▶ _Direction_
Output each line exactly as it appears, skipping any embedded picture.

— Start of Given material —

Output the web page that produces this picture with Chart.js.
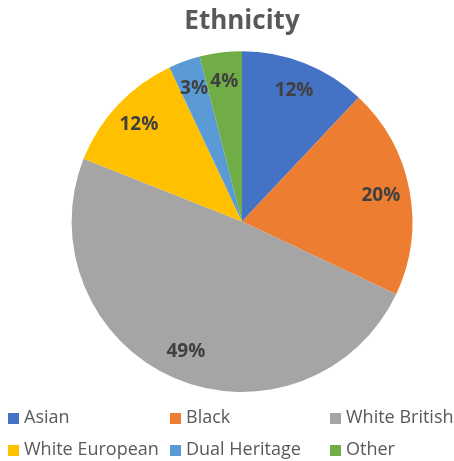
<!DOCTYPE html>
<html>
<head>
<meta charset="utf-8">
<script src="https://cdn.jsdelivr.net/npm/chart.js@4.4.1/dist/chart.umd.min.js"></script>
<style>
  html, body { margin: 0; padding: 0; background: #ffffff; }
  #wrap { width: 454px; height: 461px; }
</style>
</head>
<body>
<div id="wrap"><canvas id="ethnicityChart" width="454" height="461"></canvas></div>
<script>
// chart data
const categories = ['Asian', 'Black', 'White British', 'White European', 'Dual Heritage', 'Other'];
const shares = [12, 20, 49, 12, 3, 4];
const sliceColors = ['#4472C4', '#ED7D31', '#A5A5A5', '#FFC000', '#5B9BD5', '#70AD47'];

// percentage labels drawn inside each slice
const sliceLabels = {
    id: 'sliceLabels',
    afterDatasetsDraw(chart) {
        const ctx = chart.ctx;
        const meta = chart.getDatasetMeta(0);
        const total = shares.reduce((a, b) => a + b, 0);
        ctx.save();
        ctx.font = 'bold 19px "Open Sans", sans-serif';
        ctx.fillStyle = '#404040';
        ctx.textAlign = 'center';
        ctx.textBaseline = 'middle';
        meta.data.forEach((arc, i) => {
            const p = arc.getProps(['x', 'y', 'startAngle', 'endAngle', 'outerRadius'], true);
            const mid = (p.startAngle + p.endAngle) / 2;
            const r = p.outerRadius * 0.83;
            const pct = Math.round(shares[i] / total * 100) + '%';
            ctx.fillText(pct, p.x + Math.cos(mid) * r, p.y + Math.sin(mid) * r);
        });
        ctx.restore();
    }
};

// two-row legend laid out in columns
const gridLegend = {
    id: 'gridLegend',
    afterDraw(chart) {
        const ctx = chart.ctx;
        const cols = [8, 170, 330];
        const rows = [418, 450];
        ctx.save();
        ctx.font = '18px "Open Sans", sans-serif';
        ctx.textBaseline = 'middle';
        categories.forEach((name, i) => {
            const x = cols[i % 3];
            const y = rows[Math.floor(i / 3)];
            ctx.fillStyle = sliceColors[i];
            ctx.fillRect(x, y - 5, 11, 11);
            ctx.fillStyle = '#595959';
            ctx.fillText(name, x + 16, y);
        });
        ctx.restore();
    }
};

new Chart(document.getElementById('ethnicityChart'), {
    type: 'pie',
    data: {
        labels: categories,
        datasets: [{
            data: shares,
            backgroundColor: sliceColors,
            borderWidth: 0
        }]
    },
    options: {
        responsive: false,
        animation: false,
        layout: {
            padding: { left: 70, right: 40, top: 0, bottom: 69 }
        },
        plugins: {
            title: {
                display: true,
                text: 'Ethnicity',
                color: '#595959',
                font: { family: '"Open Sans", sans-serif', size: 26, weight: 'bold' },
                padding: { top: 6, bottom: 14 }
            },
            legend: { display: false },
            tooltip: { enabled: false }
        }
    },
    plugins: [sliceLabels, gridLegend]
});
</script>
</body>
</html>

— End of Given material —

▶ _Exercise answer_
Output the web page that produces this picture with Chart.js.
<!DOCTYPE html>
<html>
<head>
<meta charset="utf-8">
<script src="https://cdn.jsdelivr.net/npm/chart.js@4.4.1/dist/chart.umd.min.js"></script>
<style>
  html, body { margin: 0; padding: 0; background: #ffffff; }
  #wrap { width: 454px; height: 461px; }
</style>
</head>
<body>
<div id="wrap"><canvas id="ethnicityChart" width="454" height="461"></canvas></div>
<script>
// chart data
const categories = ['Asian', 'Black', 'White British', 'White European', 'Dual Heritage', 'Other'];
const shares = [12, 20, 49, 12, 3, 4];
const sliceColors = ['#4472C4', '#ED7D31', '#A5A5A5', '#FFC000', '#5B9BD5', '#70AD47'];

// percentage labels drawn inside each slice
const sliceLabels = {
    id: 'sliceLabels',
    afterDatasetsDraw(chart) {
        const ctx = chart.ctx;
        const meta = chart.getDatasetMeta(0);
        const total = shares.reduce((a, b) => a + b, 0);
        ctx.save();
        ctx.font = 'bold 19px "Open Sans", sans-serif';
        ctx.fillStyle = '#404040';
        ctx.textAlign = 'center';
        ctx.textBaseline = 'middle';
        meta.data.forEach((arc, i) => {
            const p = arc.getProps(['x', 'y', 'startAngle', 'endAngle', 'outerRadius'], true);
            const mid = (p.startAngle + p.endAngle) / 2;
            const r = p.outerRadius * 0.83;
            const pct = Math.round(shares[i] / total * 100) + '%';
            ctx.fillText(pct, p.x + Math.cos(mid) * r, p.y + Math.sin(mid) * r);
        });
        ctx.restore();
    }
};

// two-row legend laid out in columns
const gridLegend = {
    id: 'gridLegend',
    afterDraw(chart) {
        const ctx = chart.ctx;
        const cols = [8, 170, 330];
        const rows = [418, 450];
        ctx.save();
        ctx.font = '18px "Open Sans", sans-serif';
        ctx.textBaseline = 'middle';
        categories.forEach((name, i) => {
            const x = cols[i % 3];
            const y = rows[Math.floor(i / 3)];
            ctx.fillStyle = sliceColors[i];
            ctx.fillRect(x, y - 5, 11, 11);
            ctx.fillStyle = '#595959';
            ctx.fillText(name, x + 16, y);
        });
        ctx.restore();
    }
};

new Chart(document.getElementById('ethnicityChart'), {
    type: 'pie',
    data: {
        labels: categories,
        datasets: [{
            data: shares,
            backgroundColor: sliceColors,
            borderWidth: 0
        }]
    },
    options: {
        responsive: false,
        animation: false,
        layout: {
            padding: { left: 70, right: 40, top: 0, bottom: 69 }
        },
        plugins: {
            title: {
                display: true,
                text: 'Ethnicity',
                color: '#595959',
                font: { family: '"Open Sans", sans-serif', size: 26, weight: 'bold' },
                padding: { top: 6, bottom: 14 }
            },
            legend: { display: false },
            tooltip: { enabled: false }
        }
    },
    plugins: [sliceLabels, gridLegend]
});
</script>
</body>
</html>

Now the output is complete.